In a 2024 special report for ASPI, Satchwell writes that “Australia needs to broaden its critical minerals strategies and activities” by harmonising the different critical minerals lists of friends and allies; work with them to increase processing capacity outside China; help set common standards for the security and sustainability of supply chains; and assist Southeast Asian neighbours develop their sectors, thereby contributing to supply chain diversity.
Money – or lack of it – is the core problem. $5bn is a drop in the investment bucket required to transform Australia from a potential critical minerals and renewable energy superpower to a real one.

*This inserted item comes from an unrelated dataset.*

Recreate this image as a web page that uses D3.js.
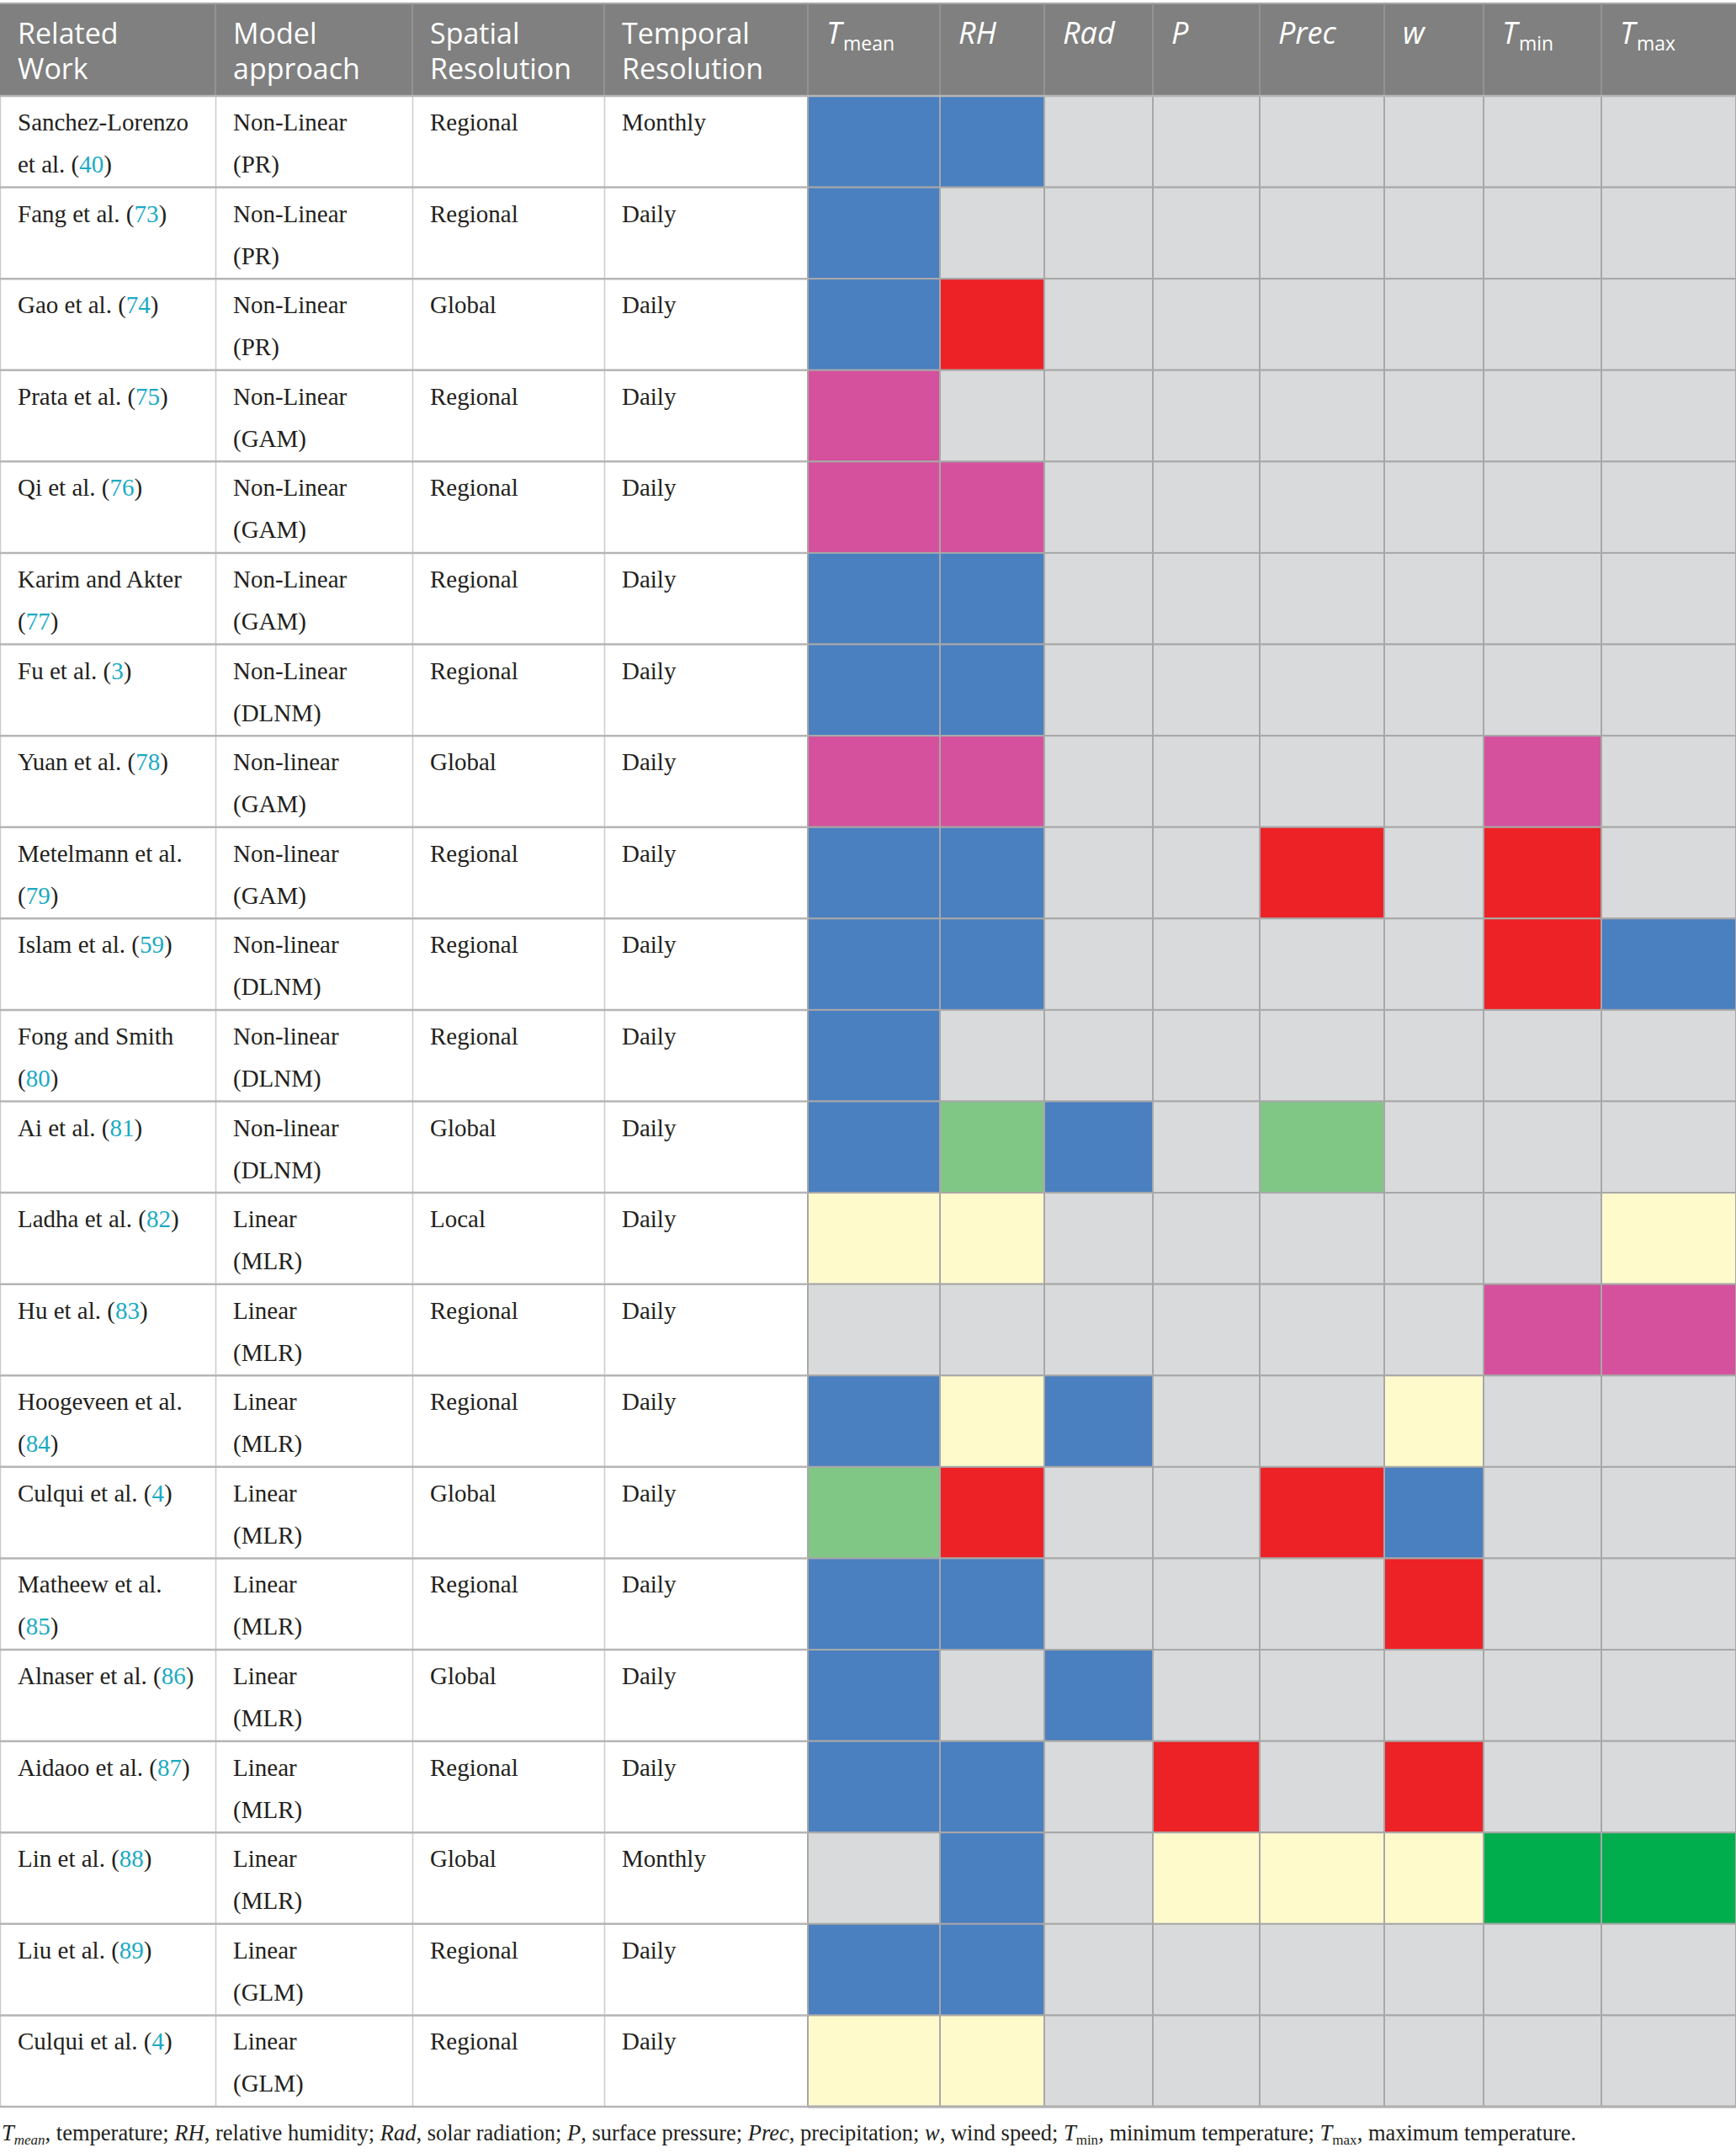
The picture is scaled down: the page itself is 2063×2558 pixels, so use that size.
<!DOCTYPE html>
<html>
<head>
<meta charset="utf-8">
<script src="https://cdn.jsdelivr.net/npm/d3@7"></script>
<style>
  body { margin: 0; background: #fff; }
</style>
</head>
<body>
<div id="caja"></div>
<script>
// datos de la tabla
var works = ["Sanchez-Lorenzo\net al.", "Fang et al.", "Gao et al.", "Prata et al.", "Qi et al.",
  "Karim and Akter\n", "Fu et al.", "Yuan et al.", "Metelmann et al.\n", "Islam et al.",
  "Fong and Smith\n", "Ai et al.", "Ladha et al.", "Hu et al.", "Hoogeveen et al.\n",
  "Culqui et al.", "Matheew et al.\n", "Alnaser et al.", "Aidaoo et al.", "Lin et al.",
  "Liu et al.", "Culqui et al."];
var refs = ["40", "73", "74", "75", "76", "77", "3", "78", "79", "59", "80", "81", "82", "83",
  "84", "4", "85", "86", "87", "88", "89", "4"];
var models = ["Non-Linear", "Non-Linear", "Non-Linear", "Non-Linear", "Non-Linear", "Non-Linear",
  "Non-Linear", "Non-linear", "Non-linear", "Non-linear", "Non-linear", "Non-linear",
  "Linear", "Linear", "Linear", "Linear", "Linear", "Linear", "Linear", "Linear", "Linear", "Linear"];
var methods = ["PR", "PR", "PR", "GAM", "GAM", "GAM", "DLNM", "GAM", "GAM", "DLNM", "DLNM", "DLNM",
  "MLR", "MLR", "MLR", "MLR", "MLR", "MLR", "MLR", "MLR", "GLM", "GLM"];
var spatial = ["Regional", "Regional", "Global", "Regional", "Regional", "Regional", "Regional",
  "Global", "Regional", "Regional", "Regional", "Global", "Local", "Regional", "Regional",
  "Global", "Regional", "Global", "Regional", "Global", "Regional", "Regional"];
var temporal = ["Monthly", "Daily", "Daily", "Daily", "Daily", "Daily", "Daily", "Daily", "Daily",
  "Daily", "Daily", "Daily", "Daily", "Daily", "Daily", "Daily", "Daily", "Daily", "Daily",
  "Monthly", "Daily", "Daily"];

// columnas de variables
var varBase = ["T", "RH", "Rad", "P", "Prec", "w", "T", "T"];
var varSub = ["mean", "", "", "", "", "", "min", "max"];

// codigo de color por celda: B azul, R rojo, P rosa, G verde claro, Y amarillo, D verde oscuro, - vacio
var cells = [
  "BB------", "B-------", "BR------", "P-------", "PP------", "BB------", "BB------",
  "PP----P-", "BB--R-R-", "BB----RB", "B-------", "BGB-G---", "YY-----Y", "------PP",
  "BYB--Y--", "GR--RB--", "BB---R--", "B-B-----", "BB-R-R--", "-B-YYYDD", "BB------", "YY------"];

var headText = [["Related", "Work"], ["Model", "approach"], ["Spatial", "Resolution"], ["Temporal", "Resolution"]];

var footAbbr = [["T", "mean"], ["RH", ""], ["Rad", ""], ["P", ""], ["Prec", ""], ["w", ""], ["T", "min"], ["T", "max"]];
var footMeaning = ["temperature", "relative humidity", "solar radiation", "surface pressure",
  "precipitation", "wind speed", "minimum temperature", "maximum temperature"];

var colores = {B: "#4a7fc0", R: "#ed2226", P: "#d5519d", G: "#80c685", Y: "#fffacc", D: "#00ae4d", "-": "#d9dadb"};

// area de dibujo
var w = 2063, h = 2558;
var headTop = 4, headBot = 114, tableBot = 2503;
var edges = [0, 256, 490, 718, 960, 1117, 1241, 1370, 1497, 1645, 1763, 1903, 2063];

var svg = d3.select('#caja').append('svg')
  .attr('width', w).attr('height', h)
  .style('background', '#fff');

var y = d3.scaleBand().domain(d3.range(works.length)).range([headBot, tableBot]);
var xCol = d3.scaleOrdinal().domain(d3.range(12)).range(edges.slice(0, 12));
var colW = function(i) { return edges[i + 1] - edges[i]; };

// cabecera
svg.append('rect').attr('x', 0).attr('y', headTop).attr('width', w).attr('height', headBot - headTop)
  .attr('fill', '#7f807f');
svg.append('line').attr('x1', 0).attr('x2', w).attr('y1', headTop).attr('y2', headTop)
  .attr('stroke', '#a9a9a9').attr('stroke-width', 2);
svg.append('g').selectAll('line').data(edges.slice(1, 12)).enter().append('line')
  .attr('x1', function(d) { return d; }).attr('x2', function(d) { return d; })
  .attr('y1', headTop).attr('y2', headBot)
  .attr('stroke', '#9a9a9a').attr('stroke-width', 1.5);

var headG = svg.append('g').attr('font-family', "'Open Sans', sans-serif").attr('fill', '#fff');
headText.forEach(function(lines, i) {
  lines.forEach(function(t, k) {
    headG.append('text').attr('x', xCol(i) + 21).attr('y', 52 + k * 42)
      .attr('font-size', 34).text(t);
  });
});
varBase.forEach(function(b, i) {
  var t = headG.append('text').attr('x', xCol(i + 4) + 22).attr('y', 52).attr('font-size', 36);
  t.append('tspan').attr('font-style', 'italic').text(b);
  if (varSub[i]) {
    t.append('tspan').attr('font-size', 23).attr('dy', 8).attr('dx', 2).text(varSub[i]);
  }
});

// celdas de color
var cellG = svg.append('g');
cells.forEach(function(row, r) {
  cellG.selectAll(null).data(row.split('')).enter().append('rect')
    .attr('x', function(d, j) { return xCol(j + 4); })
    .attr('y', y(r))
    .attr('width', function(d, j) { return colW(j + 4); })
    .attr('height', y.bandwidth())
    .attr('fill', function(d) { return colores[d]; })
    .attr('stroke', '#a8a8a8').attr('stroke-width', 2);
});

// lineas de la zona de texto
svg.append('g').selectAll('line').data([0, 256, 490, 718]).enter().append('line')
  .attr('x1', function(d) { return d + 0.5; }).attr('x2', function(d) { return d + 0.5; })
  .attr('y1', headBot).attr('y2', tableBot)
  .attr('stroke', '#cbcbcb').attr('stroke-width', 1.5);
svg.append('g').selectAll('line').data(d3.range(works.length + 1)).enter().append('line')
  .attr('x1', 0).attr('x2', function(d) { return d === 0 || d === works.length ? w : 960; })
  .attr('y1', function(d) { return d < works.length ? y(d) : tableBot; })
  .attr('y2', function(d) { return d < works.length ? y(d) : tableBot; })
  .attr('stroke', '#b5b5b5').attr('stroke-width', 2.5);
svg.append('line').attr('x1', 960).attr('x2', w).attr('y1', tableBot).attr('y2', tableBot)
  .attr('stroke', '#b0b0b0').attr('stroke-width', 3);

// textos del cuerpo
var body = svg.append('g').attr('font-family', "'Liberation Serif', serif").attr('font-size', 29).attr('fill', '#231f20');
works.forEach(function(wk, r) {
  var top = y(r);
  var lines = wk.split('\n');
  lines.forEach(function(l, k) {
    var t = body.append('text').attr('x', 21).attr('y', top + 41 + k * 50);
    var last = k === lines.length - 1;
    var pre = l + (last ? (l ? ' (' : '(') : '');
    t.append('tspan').text(pre);
    if (last) {
      t.append('tspan').attr('fill', '#1aaac3').text(refs[r]);
      t.append('tspan').text(')');
    }
  });
  body.append('text').attr('x', xCol(1) + 21).attr('y', top + 41).text(models[r]);
  body.append('text').attr('x', xCol(1) + 21).attr('y', top + 91).text('(' + methods[r] + ')');
  body.append('text').attr('x', xCol(2) + 21).attr('y', top + 41).text(spatial[r]);
  body.append('text').attr('x', xCol(3) + 21).attr('y', top + 41).text(temporal[r]);
});

// nota al pie
var foot = svg.append('text').attr('x', 2).attr('y', 2543)
  .attr('font-family', "'Liberation Serif', serif").attr('font-size', 26.5).attr('fill', '#231f20');
footAbbr.forEach(function(a, i) {
  foot.append('tspan').attr('font-style', 'italic').text(a[0]);
  if (a[1]) {
    foot.append('tspan').attr('font-size', 17).attr('dy', 5).attr('font-style', i === 0 ? 'italic' : 'normal').text(a[1]);
    foot.append('tspan').attr('dy', -5).text(', ' + footMeaning[i] + (i < footAbbr.length - 1 ? '; ' : '.'));
  } else {
    foot.append('tspan').text(', ' + footMeaning[i] + '; ');
  }
});
</script>
</body>
</html>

Mining for critical minerals is an expensive business, refining even more so. A single new mine and processing facility costs upwards of $2bn. We need to develop a lot of them quickly. The International Energy Agency forecasts a tripling of demand for critical minerals by 2030 requiring more than 260 new lithium, cobalt, nickel and copper mines alone.
Private sector investment and partnerships will be crucial. The $4.2 trillion superannuation sector has deep pockets but has been absent from the field despite being on track to have the second-largest pool of capital in the world within the next 5-7 years. It needs to be incentivised by the government to invest in our critical minerals sector along with Europe, India, Japan, South Korea and other natural partners who have no wish to see supply chains dominated by China.
But right now, the US is the biggest player in town and the stars are in rare alignment. Our mines are shovel ready and Trump has prioritised critical minerals. Only he can command the necessary investment to really make a difference. Let’s hope there is a meeting of minds in Canada when Albanese makes his pitch.
Alan Dupont is chief executive officer of geopolitical risk consultancy The Cognoscenti Group and a non-resident fellow at the Lowy Institute.